Conseguenza di questo narrare è il dover procedere in un certo modo (potremmo chiamarlo «divisionistico»?) nel creare un personaggio, un’atmosfera, una storia. Modo che non può non fare i conti con i limiti di metraggio imposti da uno spettacolo cinematografico. Se infatti da qui nasce quella ricchezza di felici notazioni che avvince ed esilara lo spettatore, quell’immediatezza e freschezza di rappresentazione che nasce spontanea, naturale, in quel momento, qui nasce anche il già accennato difetto di insufficienza strutturale e quindi il bozzettismo.

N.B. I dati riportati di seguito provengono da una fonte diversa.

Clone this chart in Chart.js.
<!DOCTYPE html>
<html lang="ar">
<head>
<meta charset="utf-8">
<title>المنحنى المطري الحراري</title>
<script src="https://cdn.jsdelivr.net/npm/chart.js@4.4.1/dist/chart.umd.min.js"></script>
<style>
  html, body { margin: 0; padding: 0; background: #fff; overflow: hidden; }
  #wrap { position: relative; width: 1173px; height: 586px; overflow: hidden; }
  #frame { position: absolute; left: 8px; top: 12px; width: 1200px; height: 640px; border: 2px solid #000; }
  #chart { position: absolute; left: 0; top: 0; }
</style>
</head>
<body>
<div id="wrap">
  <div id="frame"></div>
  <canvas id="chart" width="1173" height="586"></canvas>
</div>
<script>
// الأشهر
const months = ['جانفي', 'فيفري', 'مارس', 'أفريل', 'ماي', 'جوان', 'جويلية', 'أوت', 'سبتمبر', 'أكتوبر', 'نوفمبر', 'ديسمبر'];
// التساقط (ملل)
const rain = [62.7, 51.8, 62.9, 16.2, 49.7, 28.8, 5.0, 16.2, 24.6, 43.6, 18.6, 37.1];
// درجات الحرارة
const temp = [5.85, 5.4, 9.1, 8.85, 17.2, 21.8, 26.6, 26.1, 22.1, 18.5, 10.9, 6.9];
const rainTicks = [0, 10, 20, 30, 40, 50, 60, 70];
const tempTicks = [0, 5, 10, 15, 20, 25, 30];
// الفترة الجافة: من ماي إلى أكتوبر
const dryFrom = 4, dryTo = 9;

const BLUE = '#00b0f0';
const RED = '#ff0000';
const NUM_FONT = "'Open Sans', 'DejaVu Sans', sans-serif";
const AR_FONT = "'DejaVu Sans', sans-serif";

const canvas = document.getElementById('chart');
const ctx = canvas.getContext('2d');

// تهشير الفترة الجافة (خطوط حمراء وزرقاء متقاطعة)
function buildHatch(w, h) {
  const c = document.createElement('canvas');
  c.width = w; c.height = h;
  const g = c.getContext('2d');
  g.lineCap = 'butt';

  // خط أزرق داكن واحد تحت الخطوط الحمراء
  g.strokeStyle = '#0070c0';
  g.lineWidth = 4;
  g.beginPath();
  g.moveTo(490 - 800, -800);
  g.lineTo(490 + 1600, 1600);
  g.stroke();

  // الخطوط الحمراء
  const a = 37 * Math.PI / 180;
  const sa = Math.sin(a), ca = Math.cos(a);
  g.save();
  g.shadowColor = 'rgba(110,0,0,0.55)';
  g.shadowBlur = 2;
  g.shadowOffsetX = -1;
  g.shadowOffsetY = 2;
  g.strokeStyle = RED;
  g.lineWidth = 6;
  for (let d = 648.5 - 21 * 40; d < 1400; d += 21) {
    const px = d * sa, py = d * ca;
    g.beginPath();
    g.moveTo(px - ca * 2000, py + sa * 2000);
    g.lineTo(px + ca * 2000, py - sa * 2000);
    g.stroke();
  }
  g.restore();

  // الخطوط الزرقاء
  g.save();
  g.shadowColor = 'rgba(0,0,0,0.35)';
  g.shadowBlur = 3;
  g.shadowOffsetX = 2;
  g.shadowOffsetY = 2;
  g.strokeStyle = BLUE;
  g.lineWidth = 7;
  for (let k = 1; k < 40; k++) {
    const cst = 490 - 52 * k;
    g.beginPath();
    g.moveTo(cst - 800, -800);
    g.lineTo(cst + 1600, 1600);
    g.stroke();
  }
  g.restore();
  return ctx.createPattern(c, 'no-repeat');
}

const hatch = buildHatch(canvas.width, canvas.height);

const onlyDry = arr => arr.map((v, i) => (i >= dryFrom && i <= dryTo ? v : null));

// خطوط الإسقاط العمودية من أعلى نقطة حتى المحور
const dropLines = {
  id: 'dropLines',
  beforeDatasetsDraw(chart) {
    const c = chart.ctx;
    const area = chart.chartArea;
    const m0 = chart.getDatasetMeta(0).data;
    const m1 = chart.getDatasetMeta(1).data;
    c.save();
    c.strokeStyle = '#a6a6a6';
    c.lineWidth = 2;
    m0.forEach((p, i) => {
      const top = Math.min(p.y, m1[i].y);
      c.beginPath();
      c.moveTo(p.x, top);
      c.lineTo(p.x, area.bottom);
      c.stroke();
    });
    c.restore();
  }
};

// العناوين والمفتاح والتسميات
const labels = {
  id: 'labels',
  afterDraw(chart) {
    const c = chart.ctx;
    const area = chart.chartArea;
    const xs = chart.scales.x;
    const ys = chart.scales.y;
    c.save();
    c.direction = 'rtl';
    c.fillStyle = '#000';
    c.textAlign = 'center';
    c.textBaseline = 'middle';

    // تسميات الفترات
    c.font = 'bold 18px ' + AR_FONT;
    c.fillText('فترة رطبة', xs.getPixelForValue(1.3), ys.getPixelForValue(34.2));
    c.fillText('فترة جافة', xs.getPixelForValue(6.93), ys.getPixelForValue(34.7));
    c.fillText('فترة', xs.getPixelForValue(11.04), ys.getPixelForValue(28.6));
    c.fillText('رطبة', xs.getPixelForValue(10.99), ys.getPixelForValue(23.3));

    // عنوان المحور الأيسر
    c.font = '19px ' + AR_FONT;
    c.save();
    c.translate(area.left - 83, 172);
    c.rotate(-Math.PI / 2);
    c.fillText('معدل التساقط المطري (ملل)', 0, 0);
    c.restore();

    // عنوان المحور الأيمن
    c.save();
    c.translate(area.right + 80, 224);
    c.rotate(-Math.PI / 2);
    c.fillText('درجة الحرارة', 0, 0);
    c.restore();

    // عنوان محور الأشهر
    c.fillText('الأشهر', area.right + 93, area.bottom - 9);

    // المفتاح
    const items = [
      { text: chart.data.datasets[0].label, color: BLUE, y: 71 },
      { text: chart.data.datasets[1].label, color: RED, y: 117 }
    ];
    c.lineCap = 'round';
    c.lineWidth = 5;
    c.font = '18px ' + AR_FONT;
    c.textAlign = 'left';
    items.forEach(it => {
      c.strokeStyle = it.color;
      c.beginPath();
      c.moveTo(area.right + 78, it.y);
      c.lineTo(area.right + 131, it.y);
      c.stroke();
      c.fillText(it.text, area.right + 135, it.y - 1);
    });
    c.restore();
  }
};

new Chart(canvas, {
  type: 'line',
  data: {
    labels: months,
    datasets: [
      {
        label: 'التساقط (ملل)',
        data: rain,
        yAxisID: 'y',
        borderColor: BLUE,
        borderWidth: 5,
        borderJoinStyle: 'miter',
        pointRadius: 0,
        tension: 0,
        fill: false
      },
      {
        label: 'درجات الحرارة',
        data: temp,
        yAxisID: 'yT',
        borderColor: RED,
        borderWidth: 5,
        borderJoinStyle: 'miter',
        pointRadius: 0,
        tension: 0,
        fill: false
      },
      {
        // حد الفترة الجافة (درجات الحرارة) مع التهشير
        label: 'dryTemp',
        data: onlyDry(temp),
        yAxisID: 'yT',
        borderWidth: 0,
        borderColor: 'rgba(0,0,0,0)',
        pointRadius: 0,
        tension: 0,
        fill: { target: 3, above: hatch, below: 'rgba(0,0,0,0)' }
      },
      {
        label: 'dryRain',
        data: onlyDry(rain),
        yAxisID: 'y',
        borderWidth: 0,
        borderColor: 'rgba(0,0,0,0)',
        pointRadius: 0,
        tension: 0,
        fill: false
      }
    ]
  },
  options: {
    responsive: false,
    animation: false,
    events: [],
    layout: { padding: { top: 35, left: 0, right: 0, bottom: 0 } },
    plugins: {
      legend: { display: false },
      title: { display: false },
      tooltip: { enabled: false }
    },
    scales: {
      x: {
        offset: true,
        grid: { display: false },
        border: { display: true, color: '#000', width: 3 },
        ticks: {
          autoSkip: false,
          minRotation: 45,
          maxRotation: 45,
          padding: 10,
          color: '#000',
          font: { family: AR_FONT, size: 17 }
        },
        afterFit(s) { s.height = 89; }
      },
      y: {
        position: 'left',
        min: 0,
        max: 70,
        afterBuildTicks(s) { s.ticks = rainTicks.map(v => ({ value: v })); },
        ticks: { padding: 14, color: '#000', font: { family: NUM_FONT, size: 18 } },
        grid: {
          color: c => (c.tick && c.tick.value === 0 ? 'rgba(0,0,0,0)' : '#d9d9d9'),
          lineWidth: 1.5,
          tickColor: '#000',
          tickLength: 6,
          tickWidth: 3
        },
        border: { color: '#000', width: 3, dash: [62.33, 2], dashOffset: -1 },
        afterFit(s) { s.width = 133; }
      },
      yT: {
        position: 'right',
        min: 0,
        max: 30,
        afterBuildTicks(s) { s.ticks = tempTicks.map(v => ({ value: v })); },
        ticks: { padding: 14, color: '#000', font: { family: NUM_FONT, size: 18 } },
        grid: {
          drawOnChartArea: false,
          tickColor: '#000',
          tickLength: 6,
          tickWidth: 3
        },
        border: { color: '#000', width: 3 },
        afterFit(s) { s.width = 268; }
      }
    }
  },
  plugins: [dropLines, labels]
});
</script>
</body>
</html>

Ora se la notazione spontanea e fresca sgorga – come sgorga in Olmi – da una sorta di ispirazione immediata e di capacità improvvisativa, la solidità strutturale non può che nascere da una lunga e profonda meditazione in fase di sceneggiatura, tanto piú indispensabile quanto piú minuta è la notazione e improvvisatoria la forza realizzativa. Altrimenti questo fortunato e particolarissimo stile si preclude la possibilità sia di racconti a largo respiro, sia di approfondimenti negli strati piú complessi della realtà e dell’anima. Ne Il posto  tali pregi e tali limiti sono evidenti.

I pregi sono poi avvalorati da un perfetto adeguamento degli elementi figurativi: fotografia e taglio di inquadrature privi di ricerche di effetto e con illuminazione «spontanea»; scenografia fedele alla realtà; dialogo che ha la sola bellezza della verità.

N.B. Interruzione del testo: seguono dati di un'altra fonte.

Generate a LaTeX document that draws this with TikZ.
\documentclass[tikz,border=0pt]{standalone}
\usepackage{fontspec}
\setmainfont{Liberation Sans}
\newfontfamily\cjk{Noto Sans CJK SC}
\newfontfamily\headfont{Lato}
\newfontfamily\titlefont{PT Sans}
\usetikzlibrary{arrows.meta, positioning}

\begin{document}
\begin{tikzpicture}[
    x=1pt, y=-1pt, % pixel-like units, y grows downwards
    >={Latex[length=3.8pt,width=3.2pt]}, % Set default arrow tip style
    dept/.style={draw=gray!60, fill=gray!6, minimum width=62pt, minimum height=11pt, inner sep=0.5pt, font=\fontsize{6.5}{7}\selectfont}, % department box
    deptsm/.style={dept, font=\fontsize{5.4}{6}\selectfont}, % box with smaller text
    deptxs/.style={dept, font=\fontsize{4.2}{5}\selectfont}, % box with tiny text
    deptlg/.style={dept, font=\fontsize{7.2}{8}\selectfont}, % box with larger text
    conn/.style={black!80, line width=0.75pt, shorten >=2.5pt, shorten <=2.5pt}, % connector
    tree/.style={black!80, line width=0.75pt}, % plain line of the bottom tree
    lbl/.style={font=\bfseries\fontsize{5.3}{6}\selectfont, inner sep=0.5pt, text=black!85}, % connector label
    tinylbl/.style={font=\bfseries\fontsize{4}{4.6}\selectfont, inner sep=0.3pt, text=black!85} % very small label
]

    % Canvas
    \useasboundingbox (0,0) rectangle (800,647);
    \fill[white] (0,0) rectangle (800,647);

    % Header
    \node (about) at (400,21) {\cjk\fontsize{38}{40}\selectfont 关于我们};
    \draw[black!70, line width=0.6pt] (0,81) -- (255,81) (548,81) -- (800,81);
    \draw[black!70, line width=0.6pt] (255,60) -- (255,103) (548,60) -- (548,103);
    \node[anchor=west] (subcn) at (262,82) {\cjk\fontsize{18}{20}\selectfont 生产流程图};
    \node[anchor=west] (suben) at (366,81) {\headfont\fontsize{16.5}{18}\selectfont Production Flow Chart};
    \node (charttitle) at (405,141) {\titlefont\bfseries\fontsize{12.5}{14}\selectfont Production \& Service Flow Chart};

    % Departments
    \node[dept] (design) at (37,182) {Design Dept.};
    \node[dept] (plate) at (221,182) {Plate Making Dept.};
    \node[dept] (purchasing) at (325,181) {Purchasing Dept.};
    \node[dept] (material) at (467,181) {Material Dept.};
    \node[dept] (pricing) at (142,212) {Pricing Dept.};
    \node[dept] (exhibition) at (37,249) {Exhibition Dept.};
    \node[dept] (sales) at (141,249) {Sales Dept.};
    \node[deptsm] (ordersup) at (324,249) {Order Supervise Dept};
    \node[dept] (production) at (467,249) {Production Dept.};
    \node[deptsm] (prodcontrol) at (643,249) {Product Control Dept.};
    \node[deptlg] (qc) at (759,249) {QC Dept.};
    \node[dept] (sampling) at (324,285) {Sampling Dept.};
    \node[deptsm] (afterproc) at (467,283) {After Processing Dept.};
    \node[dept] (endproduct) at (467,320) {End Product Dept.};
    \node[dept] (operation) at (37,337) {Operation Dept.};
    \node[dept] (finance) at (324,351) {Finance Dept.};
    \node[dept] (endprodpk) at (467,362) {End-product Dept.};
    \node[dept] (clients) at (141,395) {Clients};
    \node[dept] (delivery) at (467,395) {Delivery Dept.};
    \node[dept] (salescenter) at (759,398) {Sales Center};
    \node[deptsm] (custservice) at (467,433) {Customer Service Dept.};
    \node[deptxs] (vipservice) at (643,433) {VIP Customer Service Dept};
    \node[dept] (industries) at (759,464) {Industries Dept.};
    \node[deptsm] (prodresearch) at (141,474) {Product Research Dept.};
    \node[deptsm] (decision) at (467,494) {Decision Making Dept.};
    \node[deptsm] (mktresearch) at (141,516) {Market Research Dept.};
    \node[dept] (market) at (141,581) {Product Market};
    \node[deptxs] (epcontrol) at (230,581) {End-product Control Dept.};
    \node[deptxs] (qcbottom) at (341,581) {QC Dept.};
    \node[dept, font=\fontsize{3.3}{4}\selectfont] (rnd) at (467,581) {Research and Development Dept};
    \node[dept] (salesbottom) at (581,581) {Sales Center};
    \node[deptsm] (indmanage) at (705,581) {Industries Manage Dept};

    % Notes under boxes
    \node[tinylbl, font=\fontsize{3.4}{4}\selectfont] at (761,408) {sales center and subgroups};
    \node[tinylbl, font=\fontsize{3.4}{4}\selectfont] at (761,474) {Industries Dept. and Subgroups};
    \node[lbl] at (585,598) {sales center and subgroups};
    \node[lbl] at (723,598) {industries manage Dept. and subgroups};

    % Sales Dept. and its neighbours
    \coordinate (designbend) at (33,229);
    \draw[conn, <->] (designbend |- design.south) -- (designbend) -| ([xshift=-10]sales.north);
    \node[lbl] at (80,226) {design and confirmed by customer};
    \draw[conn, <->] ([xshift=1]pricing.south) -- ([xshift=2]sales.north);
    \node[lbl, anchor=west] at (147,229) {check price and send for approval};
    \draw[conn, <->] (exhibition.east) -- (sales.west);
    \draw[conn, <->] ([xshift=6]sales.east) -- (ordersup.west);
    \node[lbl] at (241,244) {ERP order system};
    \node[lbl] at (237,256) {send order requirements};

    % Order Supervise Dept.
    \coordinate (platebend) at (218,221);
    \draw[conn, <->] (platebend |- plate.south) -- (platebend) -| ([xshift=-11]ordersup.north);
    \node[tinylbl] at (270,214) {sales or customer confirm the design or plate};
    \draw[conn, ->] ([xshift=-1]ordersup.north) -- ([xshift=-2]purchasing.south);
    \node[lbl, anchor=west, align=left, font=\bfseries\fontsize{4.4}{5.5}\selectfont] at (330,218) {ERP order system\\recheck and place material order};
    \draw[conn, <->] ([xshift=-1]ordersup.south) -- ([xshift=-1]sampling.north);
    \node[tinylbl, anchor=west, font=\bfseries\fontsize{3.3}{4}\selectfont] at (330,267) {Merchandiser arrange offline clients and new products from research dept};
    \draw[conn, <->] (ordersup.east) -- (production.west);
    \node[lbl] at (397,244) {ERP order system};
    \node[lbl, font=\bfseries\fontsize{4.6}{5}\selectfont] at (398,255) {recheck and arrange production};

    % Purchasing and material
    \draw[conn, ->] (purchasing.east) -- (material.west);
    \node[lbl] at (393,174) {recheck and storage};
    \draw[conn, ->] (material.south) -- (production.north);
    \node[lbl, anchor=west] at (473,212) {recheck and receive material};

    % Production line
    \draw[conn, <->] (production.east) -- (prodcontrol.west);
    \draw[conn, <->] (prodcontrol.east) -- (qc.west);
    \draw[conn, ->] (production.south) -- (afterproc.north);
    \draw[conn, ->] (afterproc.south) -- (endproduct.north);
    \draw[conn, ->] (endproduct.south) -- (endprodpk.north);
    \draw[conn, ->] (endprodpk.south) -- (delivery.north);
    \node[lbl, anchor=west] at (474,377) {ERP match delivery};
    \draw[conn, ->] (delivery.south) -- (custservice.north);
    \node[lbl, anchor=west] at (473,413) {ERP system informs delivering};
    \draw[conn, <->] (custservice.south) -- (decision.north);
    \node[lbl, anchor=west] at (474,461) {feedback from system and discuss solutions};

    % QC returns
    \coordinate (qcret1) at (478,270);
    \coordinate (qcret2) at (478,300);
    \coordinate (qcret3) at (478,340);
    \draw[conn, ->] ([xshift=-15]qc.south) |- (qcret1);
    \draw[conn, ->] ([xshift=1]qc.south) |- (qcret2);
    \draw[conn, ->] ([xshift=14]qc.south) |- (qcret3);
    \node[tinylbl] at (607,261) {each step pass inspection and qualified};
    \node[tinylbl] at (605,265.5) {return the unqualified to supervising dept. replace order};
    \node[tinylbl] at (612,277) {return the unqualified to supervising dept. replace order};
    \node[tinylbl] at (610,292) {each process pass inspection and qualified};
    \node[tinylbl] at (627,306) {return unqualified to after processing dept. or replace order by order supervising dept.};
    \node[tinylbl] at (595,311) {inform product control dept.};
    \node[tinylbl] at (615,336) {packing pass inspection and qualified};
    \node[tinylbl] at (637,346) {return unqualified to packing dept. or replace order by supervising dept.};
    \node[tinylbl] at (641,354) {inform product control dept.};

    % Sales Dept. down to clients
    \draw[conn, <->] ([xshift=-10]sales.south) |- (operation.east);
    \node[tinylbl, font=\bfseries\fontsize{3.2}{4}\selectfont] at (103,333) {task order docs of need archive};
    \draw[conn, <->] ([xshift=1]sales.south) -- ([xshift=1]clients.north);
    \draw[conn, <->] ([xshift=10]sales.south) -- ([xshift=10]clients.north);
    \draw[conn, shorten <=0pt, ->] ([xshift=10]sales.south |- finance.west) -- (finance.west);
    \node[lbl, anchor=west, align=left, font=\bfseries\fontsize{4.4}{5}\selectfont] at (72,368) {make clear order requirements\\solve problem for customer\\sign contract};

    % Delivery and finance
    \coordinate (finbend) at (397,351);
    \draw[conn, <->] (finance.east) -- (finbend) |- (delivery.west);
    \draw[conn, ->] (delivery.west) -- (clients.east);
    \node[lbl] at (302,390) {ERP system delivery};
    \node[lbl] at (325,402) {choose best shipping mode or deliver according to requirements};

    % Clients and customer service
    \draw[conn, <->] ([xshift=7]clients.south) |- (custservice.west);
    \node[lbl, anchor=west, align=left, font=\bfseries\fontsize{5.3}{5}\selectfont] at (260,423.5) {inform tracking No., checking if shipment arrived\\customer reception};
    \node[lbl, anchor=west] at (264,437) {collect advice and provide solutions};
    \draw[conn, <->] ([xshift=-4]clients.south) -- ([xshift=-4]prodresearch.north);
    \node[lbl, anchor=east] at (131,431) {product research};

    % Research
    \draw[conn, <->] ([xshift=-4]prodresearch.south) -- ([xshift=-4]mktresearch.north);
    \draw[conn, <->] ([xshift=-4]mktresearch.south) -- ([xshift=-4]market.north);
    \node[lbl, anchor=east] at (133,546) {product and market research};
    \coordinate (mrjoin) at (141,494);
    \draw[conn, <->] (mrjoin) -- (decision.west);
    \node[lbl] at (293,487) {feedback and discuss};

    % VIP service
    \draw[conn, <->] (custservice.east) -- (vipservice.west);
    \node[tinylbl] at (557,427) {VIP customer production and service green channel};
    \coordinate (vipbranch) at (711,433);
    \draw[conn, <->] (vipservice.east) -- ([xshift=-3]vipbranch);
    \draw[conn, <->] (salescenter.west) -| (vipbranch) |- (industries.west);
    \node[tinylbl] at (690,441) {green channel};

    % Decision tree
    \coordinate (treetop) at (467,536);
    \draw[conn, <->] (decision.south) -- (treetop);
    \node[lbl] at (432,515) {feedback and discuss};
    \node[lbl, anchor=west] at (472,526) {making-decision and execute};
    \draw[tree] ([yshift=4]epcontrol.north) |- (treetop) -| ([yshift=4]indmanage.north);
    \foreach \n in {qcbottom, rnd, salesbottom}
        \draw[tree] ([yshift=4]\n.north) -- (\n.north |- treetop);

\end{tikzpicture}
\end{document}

E non possiamo non accennare alla recitazione. Ancora una volta Olmi si è servito esclusivamente di attori non professionisti. L’esito, come nel suo precedente film, è stato sorprendente e conferma nel regista la capacità di scegliere e di guidare gli interpreti. La recitazione, fresca e dimessa, ma fine e adeguata, è perfettamente intonata allo stile di tutto il film. (S.R.)